Topic: Sports & Entertainment
Andre Agassi Does Something Strange
Normally an article like this would be assigned to the Ethics Hero department, for it extols the ethical instincts of one individual, pro tennis player Andre Agassi. But there is something more significant to be taken from Agassi moment of ethics heroism, and that is that, in America at least, sports fans won't understand it at all.
For those of you who don't follow tennis (he said with lightly disguised sarcasm), Agassi was locked in a hard-fought semi-final match against Guillermo Coria in the Rome Masters tournament, and about to win a set when a shot by his opponent was called out of bounds. But Agassi over-ruled the line judge; he thought Coria's shot was good. The point was replayed, Coria won it, and Agassi lost the set and the match.
Agassi, at 35, is in the waning years of his career as a tennis super-star; he hasn't won a major tournament since last summer. Nevertheless, he followed the ancient and increasingly anachronistic ethics code of tennis, one of the very few sports in which a competitor is encouraged to correct a faulty referee's call to his or her own detriment. Encouraged or not, the vast majority of professional tennis players, with thousands of dollars on the line, no longer do it.
The fact that Agassi did and lost the match as a result of his ethical impulse was buried in most printed accounts of the match, which itself was buried in the nether regions of the sports pages. His conduct exemplified what was once called sportsmanship, and formed the foundation of the argument that sports were good for us, our culture, and our children. Now it is relegated to a fringe professional sport with a minimal fan base, and has become so alien to the ethos of the popular professional sports that it will provoke most fans to scratch their heads in puzzlement.

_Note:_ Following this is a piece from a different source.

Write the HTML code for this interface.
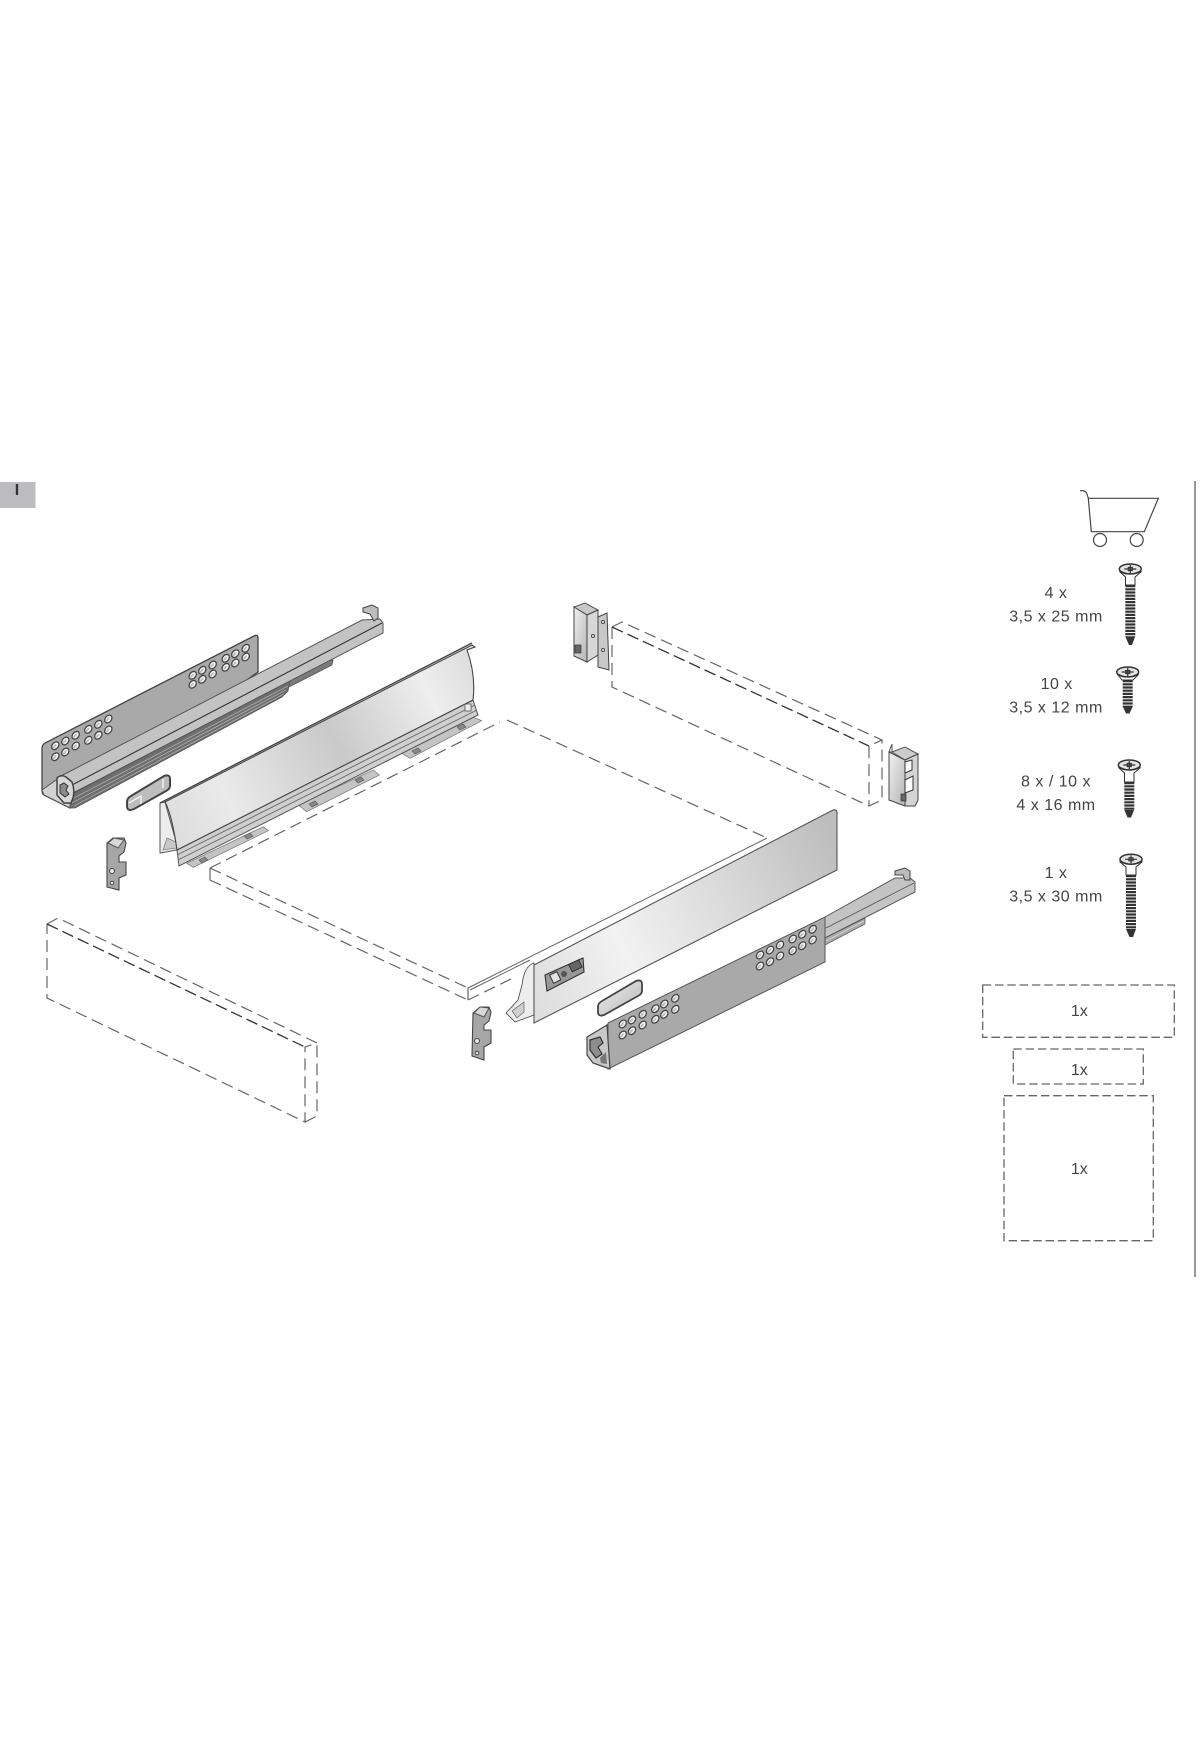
<!DOCTYPE html>
<html><head><meta charset="utf-8"><title>Drawer set</title>
<style>html,body{margin:0;padding:0;background:#fff;width:1200px;height:1760px;overflow:hidden}svg{display:block;filter:blur(.35px)}
text{font-family:"Liberation Sans",sans-serif;fill:#444;font-size:16px;letter-spacing:.5px;text-anchor:middle}
.d{fill:none;stroke:#666;stroke-width:1.2;stroke-dasharray:12 6}
.k{fill:none;stroke:#333;stroke-width:1.3;stroke-dasharray:12 5}
.b{fill:none;stroke:#666;stroke-width:1.3;stroke-dasharray:8.5 3.8}
.t{fill:none;stroke:#333;stroke-width:10;stroke-dasharray:2.2 1}
.tab{fill:#c4c4c4;stroke:#777;stroke-width:.7}
</style></head><body>
<svg width="1200" height="1760" viewBox="0 0 1200 1760" xmlns="http://www.w3.org/2000/svg">
<defs>
<linearGradient id="g1" gradientUnits="userSpaceOnUse" x1="165" y1="830" x2="475" y2="670">
<stop offset="0" stop-color="#dcdcdc"/><stop offset=".2" stop-color="#eaeaea"/><stop offset=".55" stop-color="#c9c9c9"/><stop offset=".85" stop-color="#eeeeee"/><stop offset="1" stop-color="#dedede"/></linearGradient>
<linearGradient id="g2" gradientUnits="userSpaceOnUse" x1="534" y1="1000" x2="837" y2="840">
<stop offset="0" stop-color="#dedede"/><stop offset=".3" stop-color="#f2f2f2"/><stop offset=".65" stop-color="#d9d9d9"/><stop offset="1" stop-color="#bdbdbd"/></linearGradient>
<linearGradient id="g3" x1="0" y1="0" x2="1" y2="1"><stop offset="0" stop-color="#f0f0f0"/><stop offset="1" stop-color="#b5b5b5"/></linearGradient>
<g id="h"><ellipse rx="4.3" ry="3.1" transform="rotate(-50)" fill="#f4f4f4" stroke="#444" stroke-width="1.3"/><ellipse cx="-.8" cy="-.2" rx="2.6" ry="1" transform="rotate(-50)" fill="#bbb"/></g>
<g id="sh"><ellipse rx="11" ry="5" fill="#e4e4e4" stroke="#333" stroke-width="1.5"/><path d="M-6 0H6M0-4V4M-2-1.5H2V1.5H-2Z" stroke="#333" stroke-width="1.2" fill="#fff"/><path d="M-10.5 1.5Q0 8 10.5 1.5" fill="none" stroke="#333"/></g>
</defs>

<!-- tab -->
<rect x="0" y="482" width="35.5" height="26" fill="#bcbcbe"/>
<text x="17" y="495" style="font-weight:bold;font-size:16px;fill:#333;letter-spacing:0">I</text>

<!-- side rule -->
<line x1="1195" y1="481" x2="1195" y2="1277" stroke="#777" stroke-width="1.5"/>

<!-- dashed panels -->
<path class="d" d="M210 868L468 988M210 880L468 1000M210 868V880M468 988V1000M468 1000L513 978M210 868L500 722M507 720L767 838"/>
<path d="M468 988L767 838M470 990L530 960" fill="none" stroke="#666" stroke-width="1"/>
<path class="d" d="M612 627L622 622L882 740M612 627V687L869 806L882 800V740L869 746V806"/>
<path class="k" d="M612 627L869 746"/>
<path class="d" d="M47 924L58 918L317 1043L305 1047V1122L47 998V924M305 1122L317 1116V1043"/>
<path class="k" d="M47 924L305 1047"/>

<!-- left rail -->
<path d="M42 748Q42 745 45 743L254 636Q258 634 258 638V672L70 808L44 795Q42 794 42 790Z" fill="#a9a9a9" stroke="#444" stroke-width="1.3"/>
<path d="M42 790L56 780L70 790V808L44 795Z" fill="#d2d2d2" stroke="#555"/>
<path d="M262 674L333 660L332 665L287 688L262 694Z" fill="#7a7a7a" stroke="#555" stroke-width=".8"/>
<path d="M70 795L290 680L288 691L282 697L75 808H70Z" fill="#6e6e6e" stroke="#555" stroke-width=".8"/>
<path d="M72 799L288 686M72 803L286 690M74 806L284 694" stroke="#b8b8b8" stroke-width=".7" fill="none"/>
<path d="M57 778L362 620L380 619L383 623V633L73 793L66 796Z" fill="#c3c3c3" stroke="#555" stroke-width="1"/>
<path d="M72 785L382 623" stroke="#333" stroke-width="1.1" fill="none"/>
<path d="M363 608L372 605L378 608V618L374 621L370 614L363 612Z" fill="#bdbdbd" stroke="#444"/>
<path d="M57 778Q61 774 66 777L72 782Q75 790 73 798L71 803L64 803L57 795Z" fill="#d8d8d8" stroke="#444" stroke-width="1.5"/>
<path d="M60 785L64 783L68 786L66 790L69 794L65 797L60 793Z" fill="#8a8a8a" stroke="#333" stroke-width="1"/>

<use href="#h" x="55.3" y="745.7"/><use href="#h" x="65.3" y="741"/><use href="#h" x="75.7" y="735.3"/><use href="#h" x="88.3" y="729.3"/><use href="#h" x="98.3" y="724.3"/><use href="#h" x="108.3" y="719"/>
<use href="#h" x="55.3" y="756.7"/><use href="#h" x="65.3" y="752"/><use href="#h" x="75.7" y="746"/><use href="#h" x="88.3" y="740.3"/><use href="#h" x="98.3" y="735.3"/><use href="#h" x="108.3" y="730"/>
<use href="#h" x="192.7" y="675.3"/><use href="#h" x="202.3" y="670.3"/><use href="#h" x="212.7" y="665"/><use href="#h" x="225.7" y="658.3"/><use href="#h" x="235.3" y="653.7"/><use href="#h" x="245.7" y="648.3"/>
<use href="#h" x="192.7" y="684.3"/><use href="#h" x="202.3" y="679.3"/><use href="#h" x="212.7" y="674"/><use href="#h" x="225.7" y="667.3"/><use href="#h" x="235.3" y="663"/><use href="#h" x="245.7" y="657"/>

<!-- left connector + clip -->
<path d="M127 802Q127 798 131 796L164 776Q170 774 170 779V786Q170 789 166 791L134 809Q127 812 127 806Z" fill="#bdbdbd" stroke="#444" stroke-width="2"/>
<path d="M129 803L141 796V804M163 779V788" stroke="#fff" fill="none" stroke-width="1.2"/>
<path d="M107 843L113 838H124L126 843L124 852L119 856V862H126V875L119 878V890L107 887Z" fill="#a6a6a6" stroke="#444" stroke-width="1.1"/>
<path d="M108 843L118 848L124 840L114 838Z" fill="#d8d8d8" stroke="#555"/>
<circle cx="112" cy="871" r="2.5" fill="#e8e8e8" stroke="#444"/><circle cx="112" cy="883" r="1.8" fill="#e8e8e8" stroke="#444"/>

<!-- left drawer side -->
<path class="tab" d="M186.7 863.3L263.3 826.7L268.3 830.7L193.3 867.3Z"/>
<path class="tab" d="M298.3 805L373.3 770L379.3 775L306.7 811.7Z"/>
<path class="tab" d="M401.7 753.3L473.3 717.3L481.7 720.7L410 758.3Z"/>
<g fill="#888" stroke="#555" stroke-width=".6"><path d="M199 860L205 857L208 860L202 863Z"/><path d="M244 836L250 833L253 836L247 839Z"/><path d="M309 804L315 801L318 804L312 807Z"/><path d="M355 780L361 777L364 780L358 783Z"/><path d="M412 751L418 748L421 751L415 754Z"/><path d="M457 727L463 724L466 727L460 730Z"/></g>
<path d="M160 803L165 802L177 845V850L160 853Z" fill="#ececec" stroke="#555"/>
<path d="M163 850L167 838L176 842L177 848Z" fill="#c8c8c8" stroke="#777" stroke-width=".7"/>
<path d="M177 850L473 700L478 715L179 866Z" fill="#cfcfcf" stroke="#555"/>
<path d="M177 855L475 705M178 860L477 710" stroke="#666" stroke-width=".9" fill="none"/>
<path d="M165 802L472 645L475 647L467 650Q476 675 473 700L177 850Q172 815 165 802Z" fill="url(#g1)" stroke="#444" stroke-width="1.1"/>
<path d="M160 803L472 643" stroke="#444" stroke-width="1.4"/>
<rect x="465" y="704" width="6" height="7" fill="#eee" stroke="#555" stroke-width=".8"/>

<!-- right drawer side -->
<path d="M534 963Q524 966 522 985L518 1000L506 1013L515 1022L534 1015Z" fill="#ededed" stroke="#555" stroke-width=".9"/>
<path d="M512 1011L524 1002V1012L517 1018Z" fill="#d0d0d0" stroke="#666" stroke-width=".7"/>
<path d="M534 965L833 810Q837 809 837 813V870L534 1023Z" fill="url(#g2)" stroke="#555" stroke-width="1.1"/>
<path d="M545 975L583 958L584 972L547 991Z" fill="#999" stroke="#333" stroke-width="1.1"/>
<rect x="551" y="973" width="8" height="9" fill="#e4e4e4" stroke="#333" transform="rotate(-26 555 977)"/><circle cx="564" cy="974" r="3" fill="#555"/><rect x="570" y="962" width="11" height="8" fill="#666" stroke="#333" transform="rotate(-26 575 966)"/>
<path d="M598 1007Q598 1003 602 1001L636 981Q642 979 642 984V991Q642 994 638 996L604 1015Q598 1017 598 1012Z" fill="url(#g3)" stroke="#444" stroke-width="1.8"/>

<!-- right rail -->
<path d="M825 917L895 878H910L915 882V892L825 938Z" fill="#c4c4c4" stroke="#555"/>
<path d="M826 928L914 883" stroke="#555" stroke-width=".8" fill="none"/>
<path d="M825 938L865 918V924L825 945Z" fill="#a8a8a8" stroke="#555" stroke-width=".7"/>
<path d="M826 941L864 921" stroke="#eee" stroke-width=".7" fill="none"/>
<path d="M895 871L905 868L910 871V880L905 880L903 875L895 875Z" fill="#bbb" stroke="#444"/>
<path d="M608 1023L825 917V962L608 1069Z" fill="#a9a9a9" stroke="#555"/>
<path d="M587 1037L607 1025L610 1069L593 1063L587 1055Z" fill="#c8c8c8" stroke="#444" stroke-width="1.2"/>
<path d="M590 1040L600 1037L603 1043L598 1047L602 1054L596 1058L590 1050Z" fill="#8d8d8d" stroke="#333" stroke-width="1.2"/>
<path d="M600 1058L606 1052L607 1064L601 1063Z" fill="#777"/>

<use href="#h" x="622.7" y="1024"/><use href="#h" x="632" y="1020"/><use href="#h" x="642.7" y="1014.3"/><use href="#h" x="655.3" y="1008.7"/><use href="#h" x="664.3" y="1004"/><use href="#h" x="675.3" y="998.3"/>
<use href="#h" x="622.7" y="1035"/><use href="#h" x="632" y="1030.7"/><use href="#h" x="642.7" y="1025"/><use href="#h" x="655.3" y="1019.3"/><use href="#h" x="664.3" y="1014.3"/><use href="#h" x="675.3" y="1009.3"/>
<use href="#h" x="760" y="955"/><use href="#h" x="770" y="950"/><use href="#h" x="780" y="945"/><use href="#h" x="792.7" y="939"/><use href="#h" x="802.3" y="934.3"/><use href="#h" x="812.7" y="929.3"/>
<use href="#h" x="760" y="966"/><use href="#h" x="770" y="961.7"/><use href="#h" x="780" y="956"/><use href="#h" x="792.7" y="950.7"/><use href="#h" x="802.3" y="945.7"/><use href="#h" x="812.7" y="940"/>

<!-- right clip -->
<path d="M473 1013L480 1007H489L491 1012L489 1021L484 1025V1030H491V1043L484 1047V1060L472 1056Z" fill="#a6a6a6" stroke="#444" stroke-width="1.1"/>
<path d="M474 1013L484 1017L489 1008L480 1007Z" fill="#d8d8d8" stroke="#555"/>
<circle cx="477" cy="1041" r="2.5" fill="#e8e8e8" stroke="#444"/><circle cx="477" cy="1053" r="1.8" fill="#e8e8e8" stroke="#444"/>

<!-- top-left bracket -->
<path d="M574 607L585 603L598 610L587 615Z" fill="#c9c9c9" stroke="#555"/>
<path d="M574 607L587 615V662L574 656Z" fill="url(#g3)" stroke="#444"/>
<path d="M587 615L598 610V655L587 662Z" fill="#d7d7d7" stroke="#444"/>
<rect x="575" y="645" width="6" height="8" fill="#666" stroke="#333" stroke-width=".7"/>
<path d="M598 617L607 613L609 670L598 667Z" fill="#c9c9c9" stroke="#444"/>
<circle cx="603" cy="622" r="1.5" fill="#fff" stroke="#444"/><circle cx="593" cy="636" r="1.5" fill="#fff" stroke="#444"/><circle cx="603" cy="650" r="1.5" fill="#fff" stroke="#444"/>

<!-- right bracket -->
<path d="M892 744L889 752H892Z" fill="none" stroke="#555"/>
<path d="M892 752L905 747L918 754L905 760Z" fill="#ccc" stroke="#555"/>
<path d="M889 752L905 760V806L889 800Z" fill="url(#g3)" stroke="#444"/>
<path d="M905 760L918 754V800L915 806H905Z" fill="#d4d4d4" stroke="#444"/>
<path d="M905 762L912 760V770L905 773ZM905 780L913 776V790L905 793Z" fill="#fff" stroke="#333"/>
<rect x="901" y="794" width="5" height="7" fill="#666" stroke="#333" stroke-width=".7"/>

<!-- cart -->
<path d="M1080 490.7Q1086 490 1087 494L1088.3 498.3H1158.3L1144.3 531.7H1091.3L1088.3 498.3" fill="none" stroke="#444" stroke-width="1.2"/>
<circle cx="1100" cy="540" r="6.5" fill="none" stroke="#444" stroke-width="1.2"/>
<circle cx="1136.7" cy="540" r="6.5" fill="none" stroke="#444" stroke-width="1.2"/>

<!-- screws -->
<path d="M1120 572L1125.5 577V585H1135V577L1141 572Z" fill="#fff" stroke="#333"/>
<line class="t" x1="1130.3" y1="585" x2="1130.3" y2="637"/>
<path d="M1125.5 637H1135L1132 645H1129Z" fill="#333"/>
<use href="#sh" x="1130.3" y="569"/>
<path d="M1118 675L1122 680H1133L1138 675Z" fill="#fff" stroke="#333"/>
<line class="t" x1="1127.7" y1="680" x2="1127.7" y2="707"/>
<path d="M1123 707H1132.5L1129.5 713.5H1126Z" fill="#333"/>
<use href="#sh" x="1127.7" y="672"/>
<path d="M1119 768L1124.5 773V782H1134V773L1140 768Z" fill="#fff" stroke="#333"/>
<line class="t" x1="1129.3" y1="782" x2="1129.3" y2="810"/>
<path d="M1124.5 810H1134L1131 817.5H1127.5Z" fill="#333"/>
<use href="#sh" x="1129.3" y="765"/>
<path d="M1120 862L1126 867V875H1136V867L1142 862Z" fill="#fff" stroke="#333"/>
<line class="t" x1="1131" y1="875" x2="1131" y2="929"/>
<path d="M1126 929H1136L1133 937H1129.5Z" fill="#333"/>
<use href="#sh" x="1131" y="859.3"/>

<!-- labels -->
<text x="1056" y="598">4 x</text><text x="1056" y="621.7">3,5 x 25 mm</text>
<text x="1056.7" y="689">10 x</text><text x="1056" y="712.7">3,5 x 12 mm</text>
<text x="1056" y="786.7">8 x / 10 x</text><text x="1056" y="810">4 x 16 mm</text>
<text x="1056" y="878">1 x</text><text x="1056" y="901.7">3,5 x 30 mm</text>

<!-- boxes -->
<rect class="b" x="982.7" y="985" width="191.6" height="52.3"/>
<rect class="b" x="1013.3" y="1049" width="130" height="35"/>
<rect class="b" x="1004" y="1095.7" width="149.3" height="145"/>
<text x="1079.3" y="1016" style="letter-spacing:0">1x</text>
<text x="1079.3" y="1075" style="letter-spacing:0">1x</text>
<text x="1079.3" y="1174" style="letter-spacing:0">1x</text>
</svg>
</body></html>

America's professional sports are about winning and money. It is now clear that untold numbers of baseball stars improved their performance by using illegal anabolic steroids, and baseball fans have reacted by cheering the few whose use has been revealed, like Yankee star Jason Giambi. Hockey owners and players were perfectly willing to cause financial ruin for scores of small businesses dependant on the sport rather than come to a compromise on finances that would save the 2004-2005 season. Many of the most popular NFL players specialize in taunting opponents; ditto the stars of the trash-talking, hip-hop NBA. What aspects of sportsmanship, exactly, do our kids learn from watching today's athletes?
Admittedly, tennis is different from, say, baseball: if a batter argued with an umpire that a called ball four should have been strike three, he'd probably be thrown out of the game and sent to the minors on the next bus out of town. But a gesture like Agassi' replayed point is an excellent example of true ethics in practice. The sports media would be doing us a service if they reported it prominently, talked about it, and made sure that everyone was reminded that sportsmanship, like the ivory-billed woodpecker, isn't completely extinct after all.